Benjamin Teixeira
pelo espírito
Eugênia.

Há alguns anos atrás, visitei jovem mãe que se deitava sobre leito de pedra, na via pública. Choramingava baixinho, lamentando a própria sina, com o seio carente de leite, o rebento no colo, esquálido. Olhou em volta, e viu que, em meio à noite, jovem de idade similar à sua desfilava em carro aberto, coberta de glória, riqueza e fama, papel picado sendo atirado do alto dos edifícios, a multidão a aplaudi-la e aclamá-la, frenética. Angustiada, perguntava-se por que Deus permitia haver disparidades tão grandes entres Suas criaturas.

Quarenta anos se passaram. Visitei hospital da Terra, onde minha pupila jazia internada. A grande diva do cinema havia sido reduzida a um punhado de ossos sobre a cama, vítima da cirrose hepática. Uma sombra quase inacreditável, na deformidade da beleza feérica que a engalanou na juventude e fora totalmente sepultada no tempo, pobre, esquecida e sozinha, pois que nem filhos ousara ter, para não prejudicar as formas perfeitas de mulher-fatal que tanto a celebrizaram.

Em meio a grande angústia, lembrou-se de seu passado de glória, e perguntou-se por que Deus lhe permitira provar tanta glória, para “roubá-la” toda depois.
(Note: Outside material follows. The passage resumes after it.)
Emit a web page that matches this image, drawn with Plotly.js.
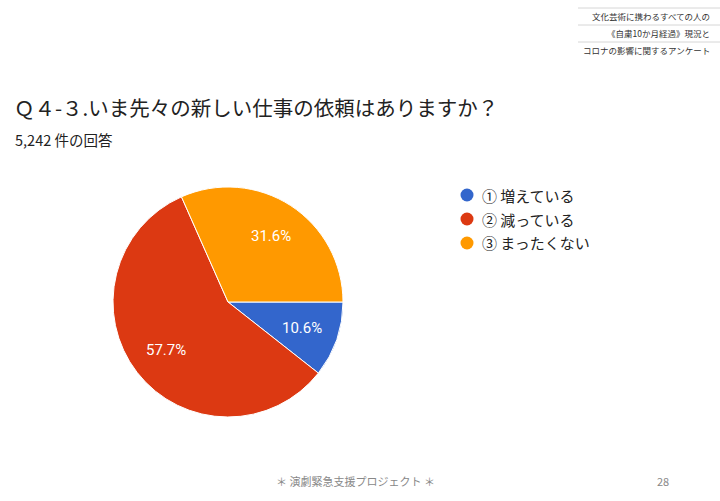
<!DOCTYPE html>
<html><head><meta charset="utf-8">
<script src="https://cdn.plot.ly/plotly-3.0.1.min.js"></script>
<style>html,body{margin:0;padding:0;background:#fff}#c{width:720px;height:501px}</style>
</head><body><div id="c"></div>
<script>
const labels = ['① 増えている', '② 減っている', '③ まったくない'];
const values = [10.6, 57.7, 31.6];
const colors = ['#3366cc', '#dc3912', '#ff9900'];
const titleText = 'Ｑ４-３.いま先々の新しい仕事の依頼はありますか？';
const subtitleText = '5,242 件の回答';
const headerLines = ['文化芸術に携わるすべての人の', '《自粛10か月経過》現況と', 'コロナの影響に関するアンケート'];
const footerText = '＊ 演劇緊急支援プロジェクト ＊';
const pageNo = '28';

const font = '"Noto Sans CJK JP", Roboto, "Noto Sans", sans-serif';
const W = 720, H = 501;
const px = x => x / W, py = y => 1 - y / H;

const annotations = [];
const shapes = [];
// header
headerLines.forEach((t, i) => {
  annotations.push({xref:'paper', yref:'paper', x:px(712), y:py(16 + i*17), xanchor:'right', yanchor:'middle',
    text:t, showarrow:false, font:{family:font, size:8.5, color:'#333'}});
});
[8, 25, 42].forEach(y => {
  shapes.push({type:'line', xref:'paper', yref:'paper', x0:px(578), x1:px(720), y0:py(y), y1:py(y), line:{color:'#d6d6d6', width:1}});
});
// title / subtitle
annotations.push({xref:'paper', yref:'paper', x:px(12), y:py(107), xanchor:'left', yanchor:'middle', text:titleText,
  showarrow:false, font:{family:font, size:20.5, color:'#222'}});
annotations.push({xref:'paper', yref:'paper', x:px(13), y:py(139), xanchor:'left', yanchor:'middle', text:subtitleText,
  showarrow:false, font:{family:font, size:14.5, color:'#222'}});
// legend
labels.forEach((l, i) => {
  const y = 195 + i*24;
  shapes.push({type:'circle', xref:'paper', yref:'paper', x0:px(460.5), x1:px(473.5), y0:py(y+6.5), y1:py(y-6.5),
    fillcolor:colors[i], line:{width:0}});
  annotations.push({xref:'paper', yref:'paper', x:px(480), y:py(y), xanchor:'left', yanchor:'middle', text:l,
    showarrow:false, font:{family:font, size:15, color:'#222'}});
});
// footer
annotations.push({xref:'paper', yref:'paper', x:px(355), y:py(481), xanchor:'center', yanchor:'middle', text:footerText,
  showarrow:false, font:{family:font, size:11, color:'#888'}});
annotations.push({xref:'paper', yref:'paper', x:px(663), y:py(481), xanchor:'center', yanchor:'middle', text:pageNo,
  showarrow:false, font:{family:font, size:11, color:'#888'}});

// pie geometry
const cx = 228, cy = 302, R = 115;
// slice percentage labels placed at slice mid-angle (Google-Charts style)
const total = values.reduce((a, b) => a + b, 0);
let cum = 0;
values.forEach((v, i) => {
  const mid = (cum + v / 2) / total * 2 * Math.PI; // clockwise from 3 o'clock
  cum += v;
  const r = R * 0.68;
  annotations.push({xref:'paper', yref:'paper', x:px(cx + r * Math.cos(mid)), y:py(cy + r * Math.sin(mid)),
    xanchor:'center', yanchor:'middle', text:v.toFixed(1) + '%', showarrow:false,
    font:{family:'Roboto, Arial, sans-serif', size:15, color:'#fff'}});
});

const data = [{
  type:'pie', labels:labels, values:values, sort:false, direction:'clockwise', rotation:90,
  marker:{colors:colors, line:{color:'#fff', width:1}},
  textinfo:'none',
  domain:{x:[px(cx - R), px(cx + R)], y:[py(cy + R), py(cy - R)]},
  showlegend:false, hoverinfo:'none'
}];
const layout = {width:W, height:H, margin:{l:0,r:0,t:0,b:0}, paper_bgcolor:'#fff', showlegend:false,
  annotations:annotations, shapes:shapes};
Plotly.newPlot('c', data, layout, {displayModeBar:false, staticPlot:true});
</script></body></html>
Foi, a essa altura das reflexões, raptada de seus pensamentos pela presença de um médico que se dobrou sobre seu catre de dores acerbas, e ouvi-o dizer:

– Senhora, minha mãe soube que era minha paciente e soube também de sua situação, e pediu que viesse aqui e lhe desse atenção especial.

Encantada com a deferência a que não mais estava acostumada, apesar de tão adulada na juventude, rasgou um rebotalho de sorriso, sobre as faces enrugadas e flácidas, e, curiosa, indagou:

– Quem… quem é sua mãe? Você tem idade de ser meu filho, sua mãe deve ter idade similar à minha… talvez a conheça!…

– Não, não a conhece. Ela um dia apenas assistiu a um desfile seu, em carro aberto, numa chegada sua de viagem ao exterior. Disse-me que eu era neném de colo e a senhora uma grande estrela do cinema. Mandou cobrir-lhe de atenções porque, hoje, ela sabe que Deus nos tira coisas ou nos faz passar pela penúria, para que descubramos outras, muito mais importantes, e que a dor que sofria na época converteu-se em fortaleza e solidariedade por aqueles que sofrem. A senhora não a conhece porque minha mãe, coberta de chagas, deitada na via pública, num canto escuro da rua, era uma mendiga com seu filho faminto, este que agora lhe fala. Pediu para dizer que deve à senhora ter visto que era possível lutar por uma vida melhor, já que Deus é justiça e bondade e não poderia ter filhos preferidos. Por isso, empenhou-se por me criar com esmero e me fomentar o gosto pelos estudos. Hoje, moramos, eu, ela, minha esposa e meus filhos pequenos, no bairro onde a senhora morava à época, e teremos a honra de recebê-la como hóspede eterna, quando sair dessa fase difícil de convalescença. A senhora poderá se sentir pertencente à nossa família, isso se desejar nos honrar com sua presença de grande estrela.

Em lágrimas, a diva decadente continha a custo os soluços e disse:

– Estava há pouco a blasfemar, sem entender por que Deus me trouxera a essa vala de desgraças, enquanto sua mãe, que provou da miséria, estende a mão para me ajudar, quando poderia nutrir mágoa por mim, até hoje, por não ter gozado da juventude que usufruí. Diga a ela que aceitarei seu convite, e muito me honra ser recebida em sua casa, porque, se, na minha juventude, fui recebida com papel picado pelos homens, ela o será, no outro mundo, com honra e louvor, pelos anjos do Senhor! Porque se eu fui estrela na Terra, por pouco tempo, ela será estrela no céu, para sempre!…

(Texto recebido em 26 de agosto de 2004.)